Moreover, petitioner has not explained why the student’s homeless status would, or should, affect his ability to reside with the grandmother.  While the grandmother suggests that this could impact her “School Taxes,” there is no evidence in the record that the grandmother’s school taxes would be affected by the student’s enrollment in his district of residence.  I further note that the student, who receives home instruction, would be entitled to receive related services from this district upon request.  Therefore, petitioner has failed to demonstrate that the out-of-district residence is temporary, transitional, or inadequate.

I have considered petitioner’s remaining arguments and find them to be without merit.




[1] The record reflects that petitioner provides home instruction to the student, which is supplemented by services delivered by respondent pursuant to an individualized education services program.
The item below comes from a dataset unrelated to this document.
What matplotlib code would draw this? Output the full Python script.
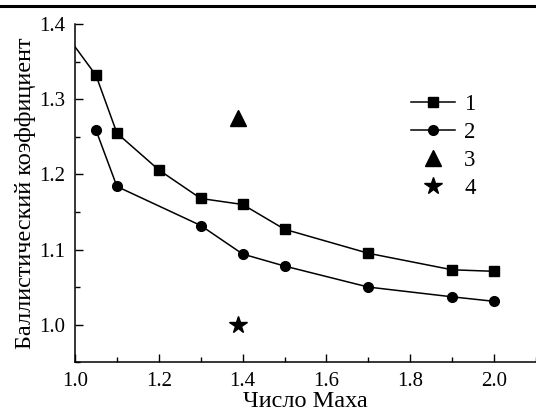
import matplotlib
matplotlib.use("Agg")
import matplotlib.pyplot as plt
from matplotlib.lines import Line2D
from matplotlib.ticker import MultipleLocator

plt.rcParams['font.family'] = ['Liberation Serif', 'DejaVu Serif']

# curve 1 (squares), first point has no marker
mach_1 = [1.0, 1.05, 1.1, 1.2, 1.3, 1.4, 1.5, 1.7, 1.9, 2.0]
coef_1 = [1.370, 1.332, 1.255, 1.206, 1.168, 1.160, 1.127, 1.095, 1.073, 1.071]

# curve 2 (circles)
mach_2 = [1.05, 1.1, 1.3, 1.4, 1.5, 1.7, 1.9, 2.0]
coef_2 = [1.259, 1.184, 1.132, 1.094, 1.078, 1.050, 1.037, 1.031]

# single points 3 and 4
mach_3, coef_3 = [1.39], [1.275]
mach_4, coef_4 = [1.39], [1.000]

labels = ['1', '2', '3', '4']

fig = plt.figure(figsize=(5.36, 4.12), dpi=100)
ax = fig.add_axes([0.14, 0.121, 0.86, 0.82])

ax.plot(mach_1, coef_1, '-s', color='black', lw=1.1, ms=6.5,
        markevery=list(range(1, len(mach_1))), label=labels[0])
ax.plot(mach_2, coef_2, '-o', color='black', lw=1.1, ms=7, label=labels[1])
ax.plot(mach_3, coef_3, '^', color='black', ms=11, ls='none', label=labels[2])
ax.plot(mach_4, coef_4, '*', color='black', ms=13, ls='none', label=labels[3])

ax.set_xlim(1.0, 2.1)
ax.set_ylim(0.95, 1.4)
ax.xaxis.set_major_locator(MultipleLocator(0.2))
ax.xaxis.set_minor_locator(MultipleLocator(0.1))
ax.yaxis.set_major_locator(MultipleLocator(0.1))
ax.yaxis.set_minor_locator(MultipleLocator(0.05))
ax.xaxis.set_major_formatter(plt.FormatStrFormatter('%.1f'))
ax.yaxis.set_major_formatter(plt.FormatStrFormatter('%.1f'))
ax.tick_params(which='both', direction='in', width=1.0, labelsize=15, pad=7)
ax.tick_params(which='major', length=6)
ax.tick_params(which='minor', length=3.5)
for s in ['top', 'right']:
    ax.spines[s].set_visible(False)
for s in ['left', 'bottom']:
    ax.spines[s].set_linewidth(1.1)

ax.set_xlabel('Число Маха', fontsize=17.5, labelpad=0)
ax.set_ylabel('Баллистический коэффициент', fontsize=17.5, labelpad=2)

ax.legend(loc='upper left', bbox_to_anchor=(0.71, 0.82), frameon=False,
          fontsize=16.5, handlelength=1.9, handletextpad=0.4, labelspacing=0.3,
          borderaxespad=0)

# thick rule across the top of the picture
fig.add_artist(Line2D([0, 1], [0.985, 0.985], color='black', lw=2.2))

fig.savefig('out.png', dpi=100)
[2] Any appeal of this determination would be outside my jurisdiction, as Section 89 of the Public Officers Law vests exclusive jurisdiction over alleged FOIL violations in the Supreme Court of the State of New York (Appeal of H.A., 57 Ed Dept Rep, Decision No. 17,215; Appeal of Olka, 48 id. 10, Decision No. 15,776; Application of Gentile, 47 id. 438, Decision No. 15,747). 


[3] Education Law § 3209 excludes from the definition of “homeless child” a child who is in a foster care placement or receiving educational services under certain provisions of Education Law § 3202 or articles 81, 85, 87, or 88 of the Education Law – circumstances not presented in this appeal.


[4] Although petitioner indicated in multiple housing questionnaires that the student was currently living “[i]n a car, park, bus, train, or campsite,” this contention is not supported by the evidence in the record.


[5] It is unclear what action the grandmother would consider “remov[al]” of the student’s “McKinney-Vento ... [e]ligibility.”  Respondent has already determined that the student has a fixed, regular and adequate nighttime residence; the student has only remained enrolled in its district due to the automatic stay provisions of McKinney-Vento (42 USC § 11432 [g] [3] [E] [i]) and State law (Education Law § 3209 [5] [c]).